## Goal
Reproduce all the material exactly, minus any pictures it holds.

## Raw data
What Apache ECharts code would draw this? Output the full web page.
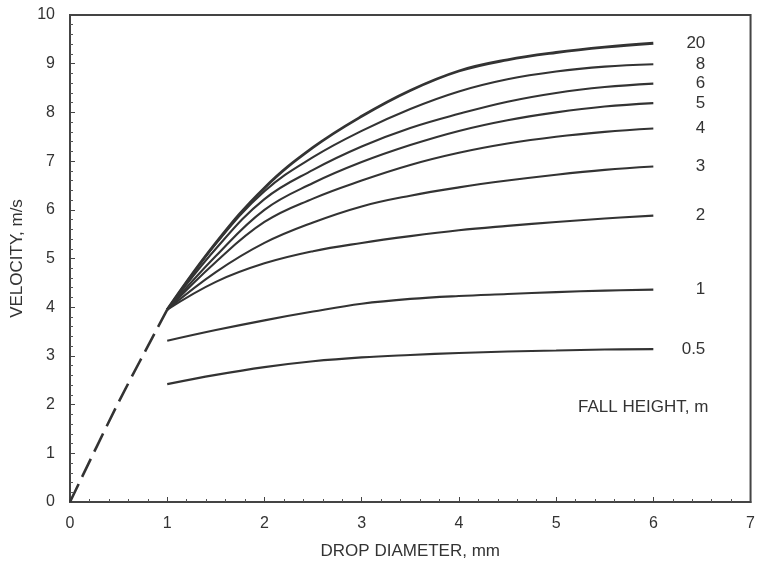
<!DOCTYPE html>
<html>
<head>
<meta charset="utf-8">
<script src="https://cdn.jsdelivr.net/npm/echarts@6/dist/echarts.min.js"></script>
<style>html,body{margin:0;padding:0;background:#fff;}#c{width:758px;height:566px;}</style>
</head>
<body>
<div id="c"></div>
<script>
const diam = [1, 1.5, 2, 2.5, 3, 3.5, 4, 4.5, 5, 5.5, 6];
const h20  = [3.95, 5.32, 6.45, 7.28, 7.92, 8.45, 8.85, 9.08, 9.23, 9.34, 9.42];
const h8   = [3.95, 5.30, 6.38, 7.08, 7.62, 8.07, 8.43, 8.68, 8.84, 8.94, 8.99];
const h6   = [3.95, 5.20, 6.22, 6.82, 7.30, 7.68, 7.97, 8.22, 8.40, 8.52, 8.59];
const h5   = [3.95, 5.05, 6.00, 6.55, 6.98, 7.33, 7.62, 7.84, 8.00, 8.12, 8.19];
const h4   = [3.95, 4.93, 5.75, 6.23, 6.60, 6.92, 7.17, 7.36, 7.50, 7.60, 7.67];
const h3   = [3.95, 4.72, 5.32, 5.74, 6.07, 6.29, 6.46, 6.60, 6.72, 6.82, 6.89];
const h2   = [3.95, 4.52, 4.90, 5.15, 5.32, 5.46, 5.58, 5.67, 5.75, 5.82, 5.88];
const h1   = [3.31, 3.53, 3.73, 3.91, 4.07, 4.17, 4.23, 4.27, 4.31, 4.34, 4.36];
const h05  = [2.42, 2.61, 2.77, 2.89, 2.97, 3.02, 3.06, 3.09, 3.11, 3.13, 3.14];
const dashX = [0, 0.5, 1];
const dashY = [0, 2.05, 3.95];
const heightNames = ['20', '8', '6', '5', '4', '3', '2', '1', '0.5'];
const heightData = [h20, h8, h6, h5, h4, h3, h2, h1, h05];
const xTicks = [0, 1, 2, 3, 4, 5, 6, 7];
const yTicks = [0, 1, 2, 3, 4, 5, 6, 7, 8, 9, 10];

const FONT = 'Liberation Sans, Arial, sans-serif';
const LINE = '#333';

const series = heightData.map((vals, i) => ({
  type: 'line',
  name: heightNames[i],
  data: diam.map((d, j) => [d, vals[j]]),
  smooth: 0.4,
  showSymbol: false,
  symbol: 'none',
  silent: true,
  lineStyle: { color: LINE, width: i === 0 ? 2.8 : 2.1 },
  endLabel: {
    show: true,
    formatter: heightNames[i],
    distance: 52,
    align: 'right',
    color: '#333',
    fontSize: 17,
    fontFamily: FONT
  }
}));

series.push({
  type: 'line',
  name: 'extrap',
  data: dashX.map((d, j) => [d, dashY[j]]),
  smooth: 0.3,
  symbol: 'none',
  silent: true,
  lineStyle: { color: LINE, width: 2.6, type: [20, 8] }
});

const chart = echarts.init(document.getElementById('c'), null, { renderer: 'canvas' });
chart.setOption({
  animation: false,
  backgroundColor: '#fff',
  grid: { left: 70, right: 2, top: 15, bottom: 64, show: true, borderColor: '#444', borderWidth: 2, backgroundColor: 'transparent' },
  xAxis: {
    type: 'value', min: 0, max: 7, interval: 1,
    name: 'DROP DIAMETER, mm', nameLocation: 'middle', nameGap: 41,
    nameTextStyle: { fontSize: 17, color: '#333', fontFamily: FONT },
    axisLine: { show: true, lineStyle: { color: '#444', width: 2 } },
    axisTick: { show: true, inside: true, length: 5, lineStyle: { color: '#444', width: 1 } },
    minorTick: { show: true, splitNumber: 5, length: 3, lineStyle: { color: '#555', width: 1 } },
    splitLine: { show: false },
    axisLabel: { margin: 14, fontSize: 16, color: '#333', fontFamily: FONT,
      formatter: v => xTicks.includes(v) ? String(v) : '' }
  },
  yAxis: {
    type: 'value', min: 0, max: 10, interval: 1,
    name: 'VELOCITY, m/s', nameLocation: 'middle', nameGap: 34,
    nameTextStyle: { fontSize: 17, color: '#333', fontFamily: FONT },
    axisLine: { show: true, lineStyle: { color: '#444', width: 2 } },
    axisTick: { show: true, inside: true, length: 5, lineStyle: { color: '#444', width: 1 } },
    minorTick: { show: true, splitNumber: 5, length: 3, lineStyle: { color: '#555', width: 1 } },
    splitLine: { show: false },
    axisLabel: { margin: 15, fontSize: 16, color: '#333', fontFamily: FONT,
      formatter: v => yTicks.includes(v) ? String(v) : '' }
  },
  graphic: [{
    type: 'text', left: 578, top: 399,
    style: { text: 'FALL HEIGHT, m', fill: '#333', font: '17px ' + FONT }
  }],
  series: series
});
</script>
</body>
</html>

## Task solution
What Apache ECharts code would draw this? Output the full web page.
<!DOCTYPE html>
<html>
<head>
<meta charset="utf-8">
<script src="https://cdn.jsdelivr.net/npm/echarts@6/dist/echarts.min.js"></script>
<style>html,body{margin:0;padding:0;background:#fff;}#c{width:758px;height:566px;}</style>
</head>
<body>
<div id="c"></div>
<script>
const diam = [1, 1.5, 2, 2.5, 3, 3.5, 4, 4.5, 5, 5.5, 6];
const h20  = [3.95, 5.32, 6.45, 7.28, 7.92, 8.45, 8.85, 9.08, 9.23, 9.34, 9.42];
const h8   = [3.95, 5.30, 6.38, 7.08, 7.62, 8.07, 8.43, 8.68, 8.84, 8.94, 8.99];
const h6   = [3.95, 5.20, 6.22, 6.82, 7.30, 7.68, 7.97, 8.22, 8.40, 8.52, 8.59];
const h5   = [3.95, 5.05, 6.00, 6.55, 6.98, 7.33, 7.62, 7.84, 8.00, 8.12, 8.19];
const h4   = [3.95, 4.93, 5.75, 6.23, 6.60, 6.92, 7.17, 7.36, 7.50, 7.60, 7.67];
const h3   = [3.95, 4.72, 5.32, 5.74, 6.07, 6.29, 6.46, 6.60, 6.72, 6.82, 6.89];
const h2   = [3.95, 4.52, 4.90, 5.15, 5.32, 5.46, 5.58, 5.67, 5.75, 5.82, 5.88];
const h1   = [3.31, 3.53, 3.73, 3.91, 4.07, 4.17, 4.23, 4.27, 4.31, 4.34, 4.36];
const h05  = [2.42, 2.61, 2.77, 2.89, 2.97, 3.02, 3.06, 3.09, 3.11, 3.13, 3.14];
const dashX = [0, 0.5, 1];
const dashY = [0, 2.05, 3.95];
const heightNames = ['20', '8', '6', '5', '4', '3', '2', '1', '0.5'];
const heightData = [h20, h8, h6, h5, h4, h3, h2, h1, h05];
const xTicks = [0, 1, 2, 3, 4, 5, 6, 7];
const yTicks = [0, 1, 2, 3, 4, 5, 6, 7, 8, 9, 10];

const FONT = 'Liberation Sans, Arial, sans-serif';
const LINE = '#333';

const series = heightData.map((vals, i) => ({
  type: 'line',
  name: heightNames[i],
  data: diam.map((d, j) => [d, vals[j]]),
  smooth: 0.4,
  showSymbol: false,
  symbol: 'none',
  silent: true,
  lineStyle: { color: LINE, width: i === 0 ? 2.8 : 2.1 },
  endLabel: {
    show: true,
    formatter: heightNames[i],
    distance: 52,
    align: 'right',
    color: '#333',
    fontSize: 17,
    fontFamily: FONT
  }
}));

series.push({
  type: 'line',
  name: 'extrap',
  data: dashX.map((d, j) => [d, dashY[j]]),
  smooth: 0.3,
  symbol: 'none',
  silent: true,
  lineStyle: { color: LINE, width: 2.6, type: [20, 8] }
});

const chart = echarts.init(document.getElementById('c'), null, { renderer: 'canvas' });
chart.setOption({
  animation: false,
  backgroundColor: '#fff',
  grid: { left: 70, right: 2, top: 15, bottom: 64, show: true, borderColor: '#444', borderWidth: 2, backgroundColor: 'transparent' },
  xAxis: {
    type: 'value', min: 0, max: 7, interval: 1,
    name: 'DROP DIAMETER, mm', nameLocation: 'middle', nameGap: 41,
    nameTextStyle: { fontSize: 17, color: '#333', fontFamily: FONT },
    axisLine: { show: true, lineStyle: { color: '#444', width: 2 } },
    axisTick: { show: true, inside: true, length: 5, lineStyle: { color: '#444', width: 1 } },
    minorTick: { show: true, splitNumber: 5, length: 3, lineStyle: { color: '#555', width: 1 } },
    splitLine: { show: false },
    axisLabel: { margin: 14, fontSize: 16, color: '#333', fontFamily: FONT,
      formatter: v => xTicks.includes(v) ? String(v) : '' }
  },
  yAxis: {
    type: 'value', min: 0, max: 10, interval: 1,
    name: 'VELOCITY, m/s', nameLocation: 'middle', nameGap: 34,
    nameTextStyle: { fontSize: 17, color: '#333', fontFamily: FONT },
    axisLine: { show: true, lineStyle: { color: '#444', width: 2 } },
    axisTick: { show: true, inside: true, length: 5, lineStyle: { color: '#444', width: 1 } },
    minorTick: { show: true, splitNumber: 5, length: 3, lineStyle: { color: '#555', width: 1 } },
    splitLine: { show: false },
    axisLabel: { margin: 15, fontSize: 16, color: '#333', fontFamily: FONT,
      formatter: v => yTicks.includes(v) ? String(v) : '' }
  },
  graphic: [{
    type: 'text', left: 578, top: 399,
    style: { text: 'FALL HEIGHT, m', fill: '#333', font: '17px ' + FONT }
  }],
  series: series
});
</script>
</body>
</html>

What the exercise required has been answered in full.